5-Papy, je sais que vous étiez
sportif et que vous l’êtes encore un peu. Pourriez-vous nous en dire un peu
plus ?
J'ai
pratiqué le cross-country en amateur depuis 1935. Je m'entraînais deux fois par
semaine au stadium de la gare, au fronton. Le cross c'était le sport le moins
coûteux. Il y avait beaucoup d'équipes de cross en France. La section paloise
avait à l'époque une bonne équipe de cross : Malé,
Laborde, Dufau, Lacoste et d'autres. François Dufau qui était employé à la SNCF avait la classe et a été
tué sur les bords de la Loire en mai 1940 : il y avait une stèle à la gare
de Pau où figurait son nom. Il était très bon sur route et avait fini 27e au
marathon d'Europe en 1937. Moi je n'avais pas de « classe ». Il
fallait que je m'entraîne beaucoup pour figurer. Je courus plusieurs courses,
dont le tour de Pau, où je terminais 44e. C'était le 25 avril 1937 et j'étais
encore junior. Après la guerre j'ai pratiqué un peu le rugby avec Sendets, puis à Pau, où nous faisions un match triangulaire
avec la Sécurité Sociale, la Préfecture et la Trésorerie, je jouais talonneur !
J'adore faire de l'exercice. Il faut se « faire aller ». Cela
facilite la digestion, le transit intestinal et le système cardio-vasculaire.
Encore maintenant, je vais faire le tour du village à vélo avec la chienne Leyla qui trottine à côté de moi.
6-Papy,
notre survol du 20ème siècle n’évitera pas la guerre et la peur.

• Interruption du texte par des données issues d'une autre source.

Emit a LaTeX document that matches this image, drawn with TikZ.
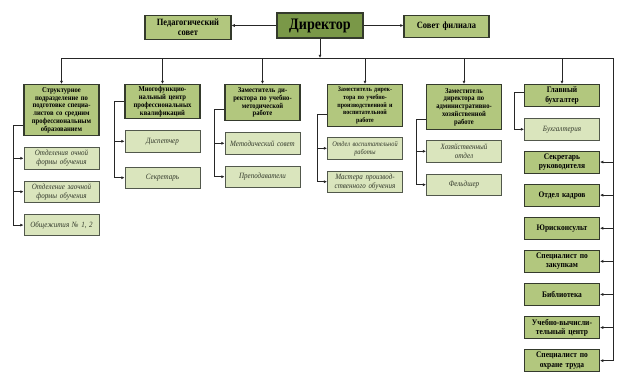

Cette guerre, comment l’avez-vous vécu ? Comment cela a commencé
pour vous ?
Le 24 août 1937, à 18 ans et demi,
je suis incorporé au 196e RALT, « régiment d'artillerie lourde tractée et
motorisée », j’ai devancé l'appel de l'armée, ce qui nous permettait de
choisir notre régiment. Mon frère Ado, le matin en prenant son déjeuner avec
moi, se mit à pleurer et maman aussi... Je partais à Bordeaux
pour
deux ans à la caserne Nansouty, je pris le train pour
la première fois. Après avoir reçu mon paquetage, je fis comme les autres, la
dictée au bureau de la batterie : « le premier devoir du soldat est de faire
honneur à son drapeau et à sa patrie. Il doit obtenir de lui-même la force de
caractère de résister aux fatigues du métier et d'obéir à ses chefs, quels
qu'ils soient. Il doit se mettre au service de la nation pour servir son pays
utilement. » J'étais un peu « faux cul » car après ce que j'avais
entendu à Sendets par les poilus de 14-18, ce n'était
pas tout à fait mon idée. Plus tard je fis le peloton d'élèves petits gradés,
sans me casser le bol. J'ai travaillé au bureau de batterie comme scribouillard
et ensuite au bureau de la 18e région militaire. La j'ai travaillé avec un trouffion qui était professeur d'allemand et nazi notoire.
Il ne craignait pas d'afficher ses idées mais on le laissait faire... On
collationnait ensemble des documents militaires classés « secrets
défense ». Je fus ensuite nommé brigadier le 1er juillet 1939 et comme
j'étais quand même très connu avec la musique, ça me facilitait les relations.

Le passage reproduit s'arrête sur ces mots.